I’ve always had a soft spot for a good old fashioned scrolling shoot-em-up. Be it the Irem’s arcade classic R-Type or Xenon II on the Amiga right up to the more modern-ish shooters like Ikuraga on the the Sega Dreamcast, Blazing Lazers (Gunhed in Japan) on NEC’s PCEngine/Turbo Grafx 16 has all the ingredients of a damn fine shooter.
The player takes control of the Gunhed Star Fighter through nine vertically-scrolling areas. The player’s mission is to destroy the Dark Squadron and its eight enemy Super Weapons. Every area contains one or more bosses, all of which must be destroyed before continuing in the game.
Things are getting a bit gooey!
This game is pure, classic shmup fun and still amazes me how a machine dating back to 1987 and a game dated 1989 can throw so much at the screen without a hint of slowdown!
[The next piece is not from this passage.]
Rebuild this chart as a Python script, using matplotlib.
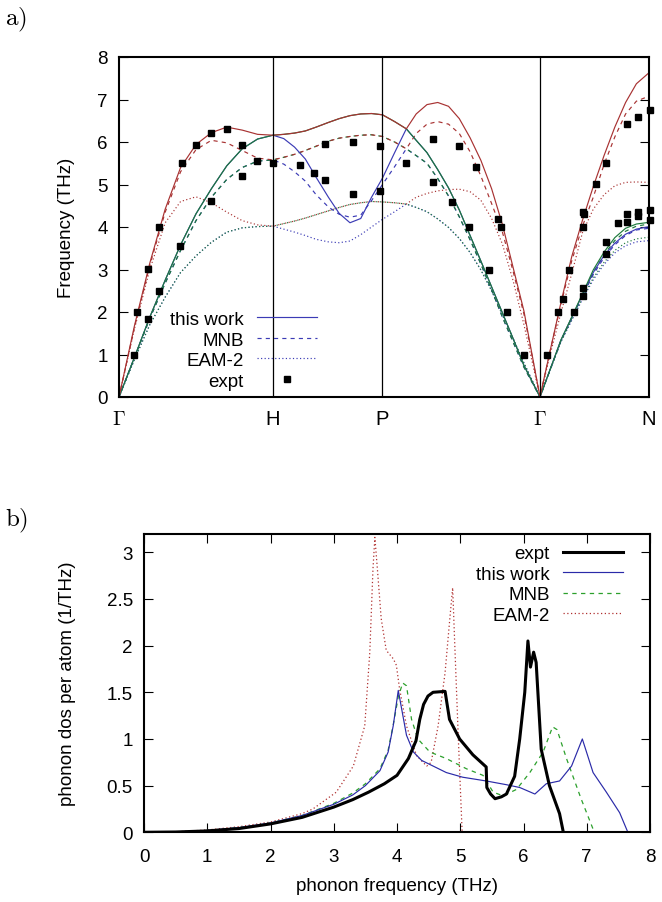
import matplotlib
matplotlib.use("Agg")
import matplotlib.pyplot as plt
from matplotlib.lines import Line2D
import numpy as np

plt.rcParams['font.family'] = ['Liberation Sans', 'DejaVu Sans']
plt.rcParams['mathtext.fontset'] = 'cm'

# ---------------- panel a) : dispersion ----------------
sym_labels = [r'$\Gamma$', 'H', 'P', r'$\Gamma$', 'N']
sym_pos = [0.0, 1.0, 1.711, 2.734, 3.442]

k_path = [0, 0.1, 0.2, 0.3, 0.4, 0.5, 0.6, 0.7, 0.8, 0.9, 1.0,
          1.07, 1.14, 1.21, 1.28, 1.36, 1.43, 1.50, 1.57, 1.64, 1.711,
          1.79, 1.866, 1.93, 2.0, 2.07, 2.14, 2.21, 2.28, 2.35, 2.42, 2.49, 2.56, 2.63, 2.734,
          2.80, 2.87, 2.94, 3.01, 3.08, 3.15, 3.22, 3.29, 3.36, 3.442]

# this work (solid)
L_this = [0, 1.67, 3.15, 4.42, 5.4, 5.94, 6.22, 6.35, 6.28, 6.18, 6.16,
          6.18, 6.21, 6.26, 6.35, 6.46, 6.55, 6.62, 6.66, 6.67, 6.64,
          6.48, 6.31, 6.66, 6.88, 6.93, 6.84, 6.55, 6.1, 5.57, 4.9, 4.06, 3.04, 2.02, 0,
          1.09, 2.22, 3.3, 4.16, 4.95, 5.68, 6.35, 6.93, 7.37, 7.63]
T1_this = [0, 0.93, 1.88, 2.75, 3.58, 4.31, 4.9, 5.44, 5.84, 6.07, 6.16,
           6.18, 6.21, 6.26, 6.35, 6.46, 6.55, 6.62, 6.66, 6.67, 6.64,
           6.48, 6.31, 6.04, 5.75, 5.35, 4.92, 4.4, 3.8, 3.2, 2.59, 1.98, 1.37, 0.74, 0,
           0.65, 1.34, 1.88, 2.43, 2.99, 3.41, 3.75, 3.97, 4.07, 4.11]
T2_this = [0, 0.93, 1.88, 2.75, 3.58, 4.31, 4.9, 5.44, 5.84, 6.07, 6.16,
           6.08, 5.88, 5.6, 5.17, 4.7, 4.32, 4.1, 4.2, 4.7, 5.15,
           5.75, 6.31, 6.04, 5.75, 5.35, 4.92, 4.4, 3.8, 3.2, 2.59, 1.98, 1.37, 0.74, 0,
           0.65, 1.34, 1.87, 2.41, 2.93, 3.33, 3.62, 3.83, 3.95, 4.01]

# MNB (dashed)
L_mnb = [0, 1.63, 3.1, 4.35, 5.3, 5.82, 6.04, 5.98, 5.8, 5.62, 5.58,
         5.64, 5.71, 5.8, 5.9, 6.02, 6.09, 6.13, 6.16, 6.17, 6.13,
         6.0, 5.84, 6.2, 6.42, 6.48, 6.42, 6.2, 5.77, 5.2, 4.55, 3.88, 2.95, 1.95, 0,
         1.08, 2.18, 3.2, 4.02, 4.7, 5.47, 6.12, 6.66, 6.96, 7.08]
T1_mnb = [0, 0.92, 1.85, 2.68, 3.45, 4.15, 4.7, 5.12, 5.4, 5.55, 5.58,
          5.64, 5.71, 5.8, 5.9, 6.02, 6.09, 6.13, 6.16, 6.17, 6.13,
          6.0, 5.84, 5.68, 5.5, 5.14, 4.73, 4.24, 3.7, 3.13, 2.52, 1.88, 1.29, 0.7, 0,
          0.64, 1.32, 1.86, 2.4, 2.93, 3.35, 3.68, 3.9, 4.02, 4.07]
T2_mnb = [0, 0.92, 1.85, 2.68, 3.45, 4.15, 4.7, 5.12, 5.4, 5.55, 5.58,
          5.48, 5.3, 5.08, 4.76, 4.47, 4.3, 4.23, 4.28, 4.62, 5.0,
          5.42, 5.84, 5.68, 5.5, 5.14, 4.73, 4.24, 3.7, 3.13, 2.52, 1.88, 1.29, 0.7, 0,
          0.64, 1.32, 1.85, 2.38, 2.88, 3.28, 3.58, 3.8, 3.93, 3.97]

# EAM-2 (dotted)
L_eam = [0, 1.6, 3.0, 4.1, 4.6, 4.71, 4.57, 4.35, 4.15, 4.05, 4.02,
         4.08, 4.14, 4.21, 4.29, 4.38, 4.46, 4.53, 4.57, 4.6, 4.59,
         4.57, 4.54, 4.7, 4.79, 4.85, 4.88, 4.89, 4.83, 4.63, 4.2, 3.6, 2.73, 1.7, 0,
         1.0, 1.98, 2.9, 3.87, 4.42, 4.76, 4.97, 5.05, 5.06, 5.05]
T1_eam = [0, 0.88, 1.7, 2.35, 2.93, 3.32, 3.64, 3.88, 3.98, 4.01, 4.02,
          4.08, 4.14, 4.21, 4.29, 4.38, 4.46, 4.53, 4.57, 4.6, 4.59,
          4.57, 4.54, 4.46, 4.36, 4.19, 3.99, 3.73, 3.4, 2.99, 2.5, 1.93, 1.37, 0.8, 0,
          0.64, 1.3, 1.82, 2.33, 2.8, 3.17, 3.45, 3.63, 3.72, 3.76]
T2_eam = [0, 0.88, 1.7, 2.35, 2.93, 3.32, 3.64, 3.88, 3.98, 4.01, 4.02,
          3.95, 3.88, 3.8, 3.71, 3.65, 3.63, 3.67, 3.82, 4.0, 4.18,
          4.36, 4.54, 4.46, 4.36, 4.19, 3.99, 3.73, 3.4, 2.99, 2.5, 1.93, 1.37, 0.8, 0,
          0.64, 1.3, 1.8, 2.3, 2.76, 3.12, 3.39, 3.56, 3.65, 3.68]

# experimental points
expt_k = [0.099, 0.119, 0.19, 0.19, 0.262, 0.262, 0.398, 0.411, 0.5, 0.597, 0.597,
          0.699, 0.801, 0.801, 0.898, 1.002, 1.173, 1.264, 1.34, 1.34, 1.521, 1.521,
          1.693, 1.693, 1.866, 2.041, 2.041, 2.21, 2.164, 2.32, 2.275, 2.463, 2.483,
          2.405, 2.521, 2.632, 2.777, 2.853, 2.885, 2.924, 2.953, 3.015, 3.022, 3.015,
          3.015, 3.015, 3.1, 3.164, 3.164, 3.164, 3.242, 3.3, 3.3, 3.3, 3.372, 3.372,
          3.372, 3.446, 3.446, 3.446]
expt_f = [0.99, 1.99, 1.84, 3.01, 2.49, 3.99, 3.55, 5.5, 5.94, 6.21, 4.61,
          6.3, 5.94, 5.19, 5.55, 5.51, 5.45, 5.26, 5.95, 5.1, 5.99, 4.77,
          5.9, 4.84, 5.5, 6.06, 5.05, 5.9, 4.6, 5.4, 3.99, 4.2, 3.99,
          3.0, 1.99, 0.99, 0.99, 1.99, 2.3, 3.0, 1.99, 4.35, 4.3, 3.99,
          2.56, 2.37, 5.01, 5.5, 3.64, 3.36, 4.09, 6.42, 4.3, 4.11, 6.6, 4.35,
          4.25, 6.75, 4.39, 4.16]

# ---------------- panel b) : DOS ----------------
dos_expt_x = [0, 0.5, 1.0, 1.5, 2.0, 2.5, 3.0, 3.3, 3.55, 3.8, 4.0, 4.18, 4.3, 4.36, 4.42,
              4.49, 4.57, 4.76, 4.83, 4.99, 5.2, 5.41, 5.42, 5.48, 5.55, 5.65, 5.73, 5.86,
              5.94, 6.02, 6.07, 6.11, 6.16, 6.2, 6.28, 6.41, 6.57, 6.63]
dos_expt_y = [0, 0.003, 0.015, 0.04, 0.09, 0.16, 0.27, 0.35, 0.43, 0.52, 0.61, 0.79, 0.98,
              1.21, 1.37, 1.46, 1.5, 1.51, 1.21, 1.0, 0.83, 0.7, 0.48, 0.41, 0.36, 0.38,
              0.41, 0.6, 1.0, 1.5, 2.05, 1.77, 1.93, 1.82, 0.89, 0.5, 0.2, 0]

dos_this_x = [0, 0.5, 1.0, 1.5, 2.0, 2.5, 3.0, 3.3, 3.5, 3.73, 3.86, 3.94, 4.02, 4.15, 4.26,
              4.39, 4.57, 4.78, 5.04, 5.41, 5.73, 5.94, 6.18, 6.36, 6.57, 6.76, 6.93, 7.1,
              7.31, 7.52, 7.65]
dos_this_y = [0, 0.004, 0.02, 0.05, 0.1, 0.18, 0.3, 0.4, 0.5, 0.66, 0.86, 1.14, 1.52, 1.04,
              0.86, 0.77, 0.71, 0.64, 0.59, 0.55, 0.51, 0.48, 0.41, 0.52, 0.55, 0.71, 1.0,
              0.64, 0.43, 0.21, 0]

dos_mnb_x = [0, 0.5, 1.0, 1.5, 2.0, 2.5, 3.0, 3.3, 3.5, 3.73, 3.86, 3.94, 4.02, 4.09, 4.15,
             4.23, 4.33, 4.52, 4.78, 5.1, 5.36, 5.52, 5.68, 5.89, 6.1, 6.31, 6.46, 6.53,
             6.68, 6.91, 7.12]
dos_mnb_y = [0, 0.004, 0.02, 0.05, 0.1, 0.18, 0.31, 0.42, 0.52, 0.68, 0.88, 1.15, 1.45, 1.6,
             1.57, 1.21, 1.0, 0.86, 0.79, 0.68, 0.61, 0.43, 0.39, 0.46, 0.64, 0.86, 1.13,
             1.1, 0.79, 0.36, 0]

dos_eam_x = [0, 0.5, 1.0, 1.5, 2.0, 2.5, 2.67, 3.04, 3.31, 3.49, 3.57, 3.62, 3.65, 3.69,
             3.75, 3.83, 3.94, 3.99, 4.04, 4.15, 4.31, 4.47, 4.54, 4.65, 4.76, 4.83, 4.88,
             4.91, 4.97, 5.03]
dos_eam_y = [0, 0.005, 0.025, 0.06, 0.11, 0.2, 0.25, 0.43, 0.71, 1.14, 1.93, 2.82, 3.16,
             2.82, 2.29, 1.95, 1.86, 1.79, 1.54, 1.14, 0.82, 0.71, 0.75, 1.14, 1.71, 2.25,
             2.62, 2.07, 1.0, 0]

RED = '#a83232'
GREEN = '#1d7a3c'
BLUE = '#3b3bb5'
DASH = (3.5, 3.5)
DOT = (1.0, 2.0)
FS = 13.5

fig = plt.figure(figsize=(6.62, 9.03), dpi=100)
W, H = 662.0, 903.0
ax1 = fig.add_axes([119 / W, 1 - 398 / H, (649 - 119) / W, (398 - 58) / H])
ax2 = fig.add_axes([144 / W, 1 - 833.3 / H, (650 - 144) / W, (833.3 - 535) / H])

lw = 0.85
for data, col in [(T2_eam, BLUE), (T1_eam, GREEN), (L_eam, RED)]:
    ax1.plot(k_path, data, color=col, lw=lw, dashes=DOT)
for data, col in [(T2_mnb, BLUE), (T1_mnb, GREEN), (L_mnb, RED)]:
    ax1.plot(k_path, data, color=col, lw=lw, dashes=DASH)
for data, col in [(T2_this, BLUE), (T1_this, GREEN), (L_this, RED)]:
    ax1.plot(k_path, data, color=col, lw=lw, ls='-')
ax1.plot(expt_k, expt_f, ls='none', marker='s', ms=4.6, color='black', clip_on=False)

for p in sym_pos[1:-1]:
    ax1.axvline(p, color='black', lw=0.9)

ax1.set_xlim(sym_pos[0], sym_pos[-1])
ax1.set_ylim(0, 8)
ax1.set_xticks(sym_pos)
ax1.set_xticklabels(sym_labels)
ax1.tick_params(axis='x', length=0, pad=9, labelsize=FS + 1)
ax1.set_yticks(range(0, 9))
ax1.tick_params(axis='y', direction='in', length=6.5, width=0.8, right=True,
                labelsize=FS, pad=8)
ax1.set_ylabel('Frequency (THz)', fontsize=FS, labelpad=16)
for s in ax1.spines.values():
    s.set_linewidth(1.5)

h1 = [Line2D([], [], color=BLUE, lw=lw, ls='-'),
      Line2D([], [], color=BLUE, lw=lw, dashes=DASH),
      Line2D([], [], color=BLUE, lw=lw, dashes=DOT),
      Line2D([], [], ls='none', marker='s', ms=4.6, color='black')]
ax1.legend(h1, ['this work', 'MNB', 'EAM-2', 'expt'], loc='lower right',
           bbox_to_anchor=((317 - 119) / 530, 0.022), frameon=False, fontsize=FS,
           markerfirst=False, handlelength=3.2, handletextpad=0.7,
           labelspacing=0.18, borderpad=0, borderaxespad=0)

# DOS
ax2.plot(dos_eam_x, dos_eam_y, color='#b03030', lw=0.9, dashes=DOT, label='EAM-2')
ax2.plot(dos_mnb_x, dos_mnb_y, color='#2ca02c', lw=0.9, dashes=DASH, label='MNB')
ax2.plot(dos_this_x, dos_this_y, color='#2a2aa8', lw=0.85, label='this work')
ax2.plot(dos_expt_x, dos_expt_y, color='black', lw=2.2, label='expt')
ax2.set_xlim(0, 8)
ax2.set_ylim(0, 3.196)
ax2.set_xticks(range(0, 9))
ax2.set_yticks([0, 0.5, 1, 1.5, 2, 2.5, 3])
ax2.set_yticklabels(['0', '0.5', '1', '1.5', '2', '2.5', '3'])
ax2.tick_params(direction='in', length=6.5, width=0.8, top=True, right=True, labelsize=FS)
ax2.tick_params(axis='x', pad=11)
ax2.tick_params(axis='y', pad=8)
ax2.set_xlabel('phonon frequency (THz)', fontsize=FS, labelpad=9)
ax2.set_ylabel('phonon dos per atom (1/THz)', fontsize=FS, labelpad=22)
for s in ax2.spines.values():
    s.set_linewidth(1.5)
hh, ll = ax2.get_legend_handles_labels()
ax2.legend(hh[::-1], ll[::-1], loc='upper right',
           bbox_to_anchor=((623 - 144) / 506, 0.962), frameon=False, fontsize=FS,
           markerfirst=False, handlelength=3.2, handletextpad=0.7,
           labelspacing=0.18, borderpad=0, borderaxespad=0)

fig.text(5 / W, 1 - 20 / H, r'$\mathrm{a)}$', fontsize=18, va='center', ha='left')
fig.text(5 / W, 1 - 521 / H, r'$\mathrm{b)}$', fontsize=18, va='center', ha='left')

fig.savefig('out.png', dpi=100)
Blazing Lazers also has a fantastic weapons system offering four base types that can be beefed up to five levels. I = bullets, II=Plasma waves, III=lasers (my fav) and IV=Spinning Balls. By collecting power balls of the same weapons number or by picking up lots of purple balls left over from shot down enemies, you can create a huge amount of firepower to unleash on your foe. Further upgrades to these base systems are frequently available like shields and homing missiles and of course, there’s always the ‘get out of trouble’ super bomb that kills pretty much everything.
The first boss is easily dispatched with a few super bombs.
Despite the hefty amount of fire power on offer, enemy fire can be constant and often intense therefore pin point dodging is often required. Thankfully, your ships speed can be controlled too with slow mode providing precise control to dodge incoming fire and at the opposite end will get you out of trouble quickly if you have the reflexes to boot.
Sound wise, Blazing Lazers is spot on and has some really nice explosion and bullets FX. The background music very catchy and, in the instance of level two, is truly superb.
Blazing Lazers/Gunhed was/is was one of those must have games for a particular system and thanks to the Nintendo Wii Virtual Console you don’t have to own a PC Engine to experience this cracking game. It also plays very well via emulation on the DS with the small screen compressing the visuals and as a result, makes Blazing Lazers look incredibly slick.
Unlike the uninspiring US box art, the Japanese original is much better.